E la chiamano riforma. Invece a ben guardare è la conclusione di un processo intentato da un giudice degno dell’inquisizione, da avvocati, ma dell’accusa, che sono i partiti, da sindacati chiamati senza diritto di parola nel contesto di quella che è stata definita una “istruttoria” e un imputato, già condannato ben prima della indegna rappresentazione, il lavoro. Questa brutta pièce, come i processi alle streghe, a Giordano Bruno, a Galileo, a Sacco e Vanzetti si poteva anche evitare, che tanto l’imputato era già condannato.
Un governo autoritario, anzi dispotico, senza essere autorevole, di parte grazie all’appartarsi colluso dei partiti, sordo e sprezzante della critica, separato dalla gente e dai bisogni, perché non vuole nemmeno conoscerli ben accomodato nello spazio siderale dei privilegi, ha messo in scena la liturgia edificante della negoziazione non per interesse a una qualche forma di consenso ma unicamente per rappresentare esemplarmente la sua muscolare potenza impositiva. E la vittoria di una ideologia e di un pensiero unico egemonico: i padroni sono padroni e i lavoratori devono tornare ad essere schiavi, grati e appagati dall’arbitrario e discrezionale giudizio insindacabile – e mai parola fu più appropriata – di chi tiene i cordoni della borsa, che paga, poco, prende e caccia secondo i suoi bisogni.
In un paese senza lavoro, ma moderno, una riforma del lavoro avrebbe dovuto occuparsi di creare crescita per promuovere occupazione, per favorire competenza e concorrenza, per rimettere in moto produzioni e consumi. Invece secondo un disegno ormai noto, secondo una strategia già testata in Grecia, qui più facile in assenza di opposizione, un governo commissariale e commissariato, impone un regolamento straordinario per rendere ordinari i licenziamenti isolato e estemporaneo rispetto a qualsiasi ipotesi di sviluppo, un boccone avvelenato imbottito di menzogne. Se si pensa alle dichiarazioni di interesse nei confronti dei giovani, che possono essere estromessi da un posto di lavoro entro i 35 mesi e, se assunti, licenziati nel rispetto delle leggi vigenti grazie alla cancellazione dell’articolo 18. Se per ottenere un sussidio è necessario aver lavorato 52 settimane continuativamente. Se è ormai dimostrato emblematicamente che la flessibilità indicata come motore salvifico della crescita è solo discrezionalità senza regole e precarietà.
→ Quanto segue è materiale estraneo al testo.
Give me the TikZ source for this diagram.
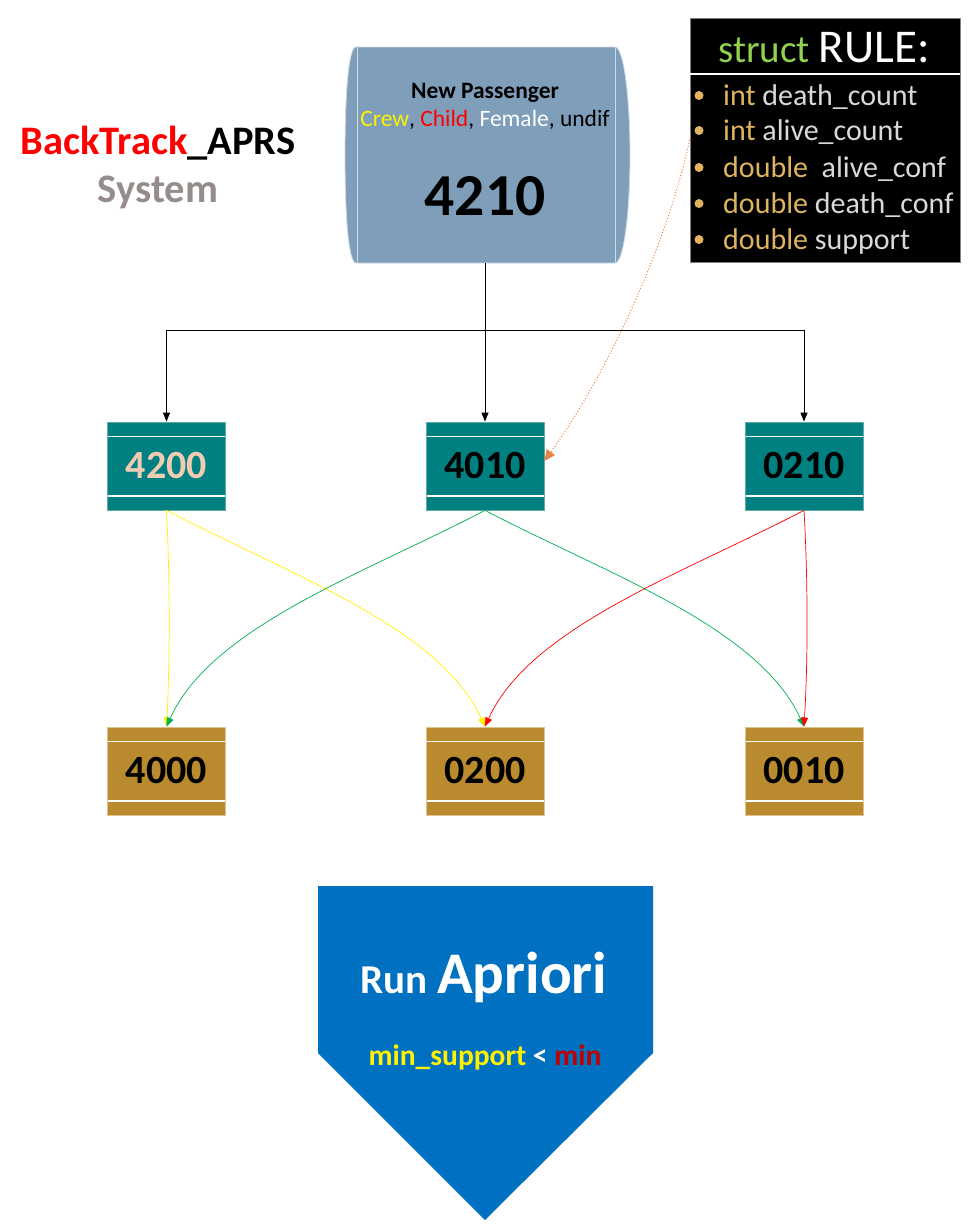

L’articolo 18 dello Statuto dei lavoratori poneva un limite alla libertà di licenziamento nelle aziende private con più di quindici dipendenti, quello della «giusta causa». Non toglieva la libertà al padrone di licenziare, ma stabiliva un limite affinché essa non fosse puro arbitrio, cioè una decisione discrezionale in forza di un’asimmetria di potere. Rispecchiava quindi il principio fondamentale della democrazia, che è il riscatto dal dominio, cioè dall’essere soggetti alla decisione altrui, senz’altra ragione che la volontà di chi decide. Si dirà: ma nella sfera economica vale la libertà di disporre ciascuno della sua proprietà. E invece così non è in una democrazia costituzionale, nella quale la legge fondamentale riconosce certo il diritto di proprietà, ma riconosce anche che essa non è un fatto esclusivamente privato, anarchico, anche perché nessuna proprietà esisterebbe senza il potere dello Stato, al quale tutti contribuiscono, anche coloro che vivono di salario.
Così si sono ottenuti due risultati ambedue lesivi dello stato di diritto, dello Stato e della democrazia: abbattere i pilastri dell’edificio di conquiste e garanzie dei lavoratori, erodere le architravi della sovranità statale in materia di relazioni industriali e sociali e infliggere una ferita insanabile alla democrazia. Ieri sera un parterre padronale intriso di quel pragmatismo che altro non è che sciagurato e ripugnante cinismo ha impartito una lectio magistralis su come è giusto e buono che il mercato abbia il sopravvento su regole, diritti, carte costituzionali. E, con beffarda irrisione della storia e del mandato che un popolo ha affidato ai suoi rappresentanti, ci ha illustrato la necessaria e inevitabile disfatta dei partiti che dovrebbero avere a cuore gli interessi dei lavoratori, ma anche degli altri, soggiogati e piegati da una accondiscendente capitolazione alla controriforma.
Ci diranno che dobbiamo sacrificare un po’ di garanzie in nome della necessità e dell’opportunità. Ma in quel po’ è contenuto il significato del valore del diritto che si vuol cancellare. Perché un po’ meno di diritto significa nessun diritto; poichè un po’ meno giustizia significa meno giustizia; poiché un po’ meno libertà significa nessuna libertà; perché un po’ meno democrazia significa fine della democrazia.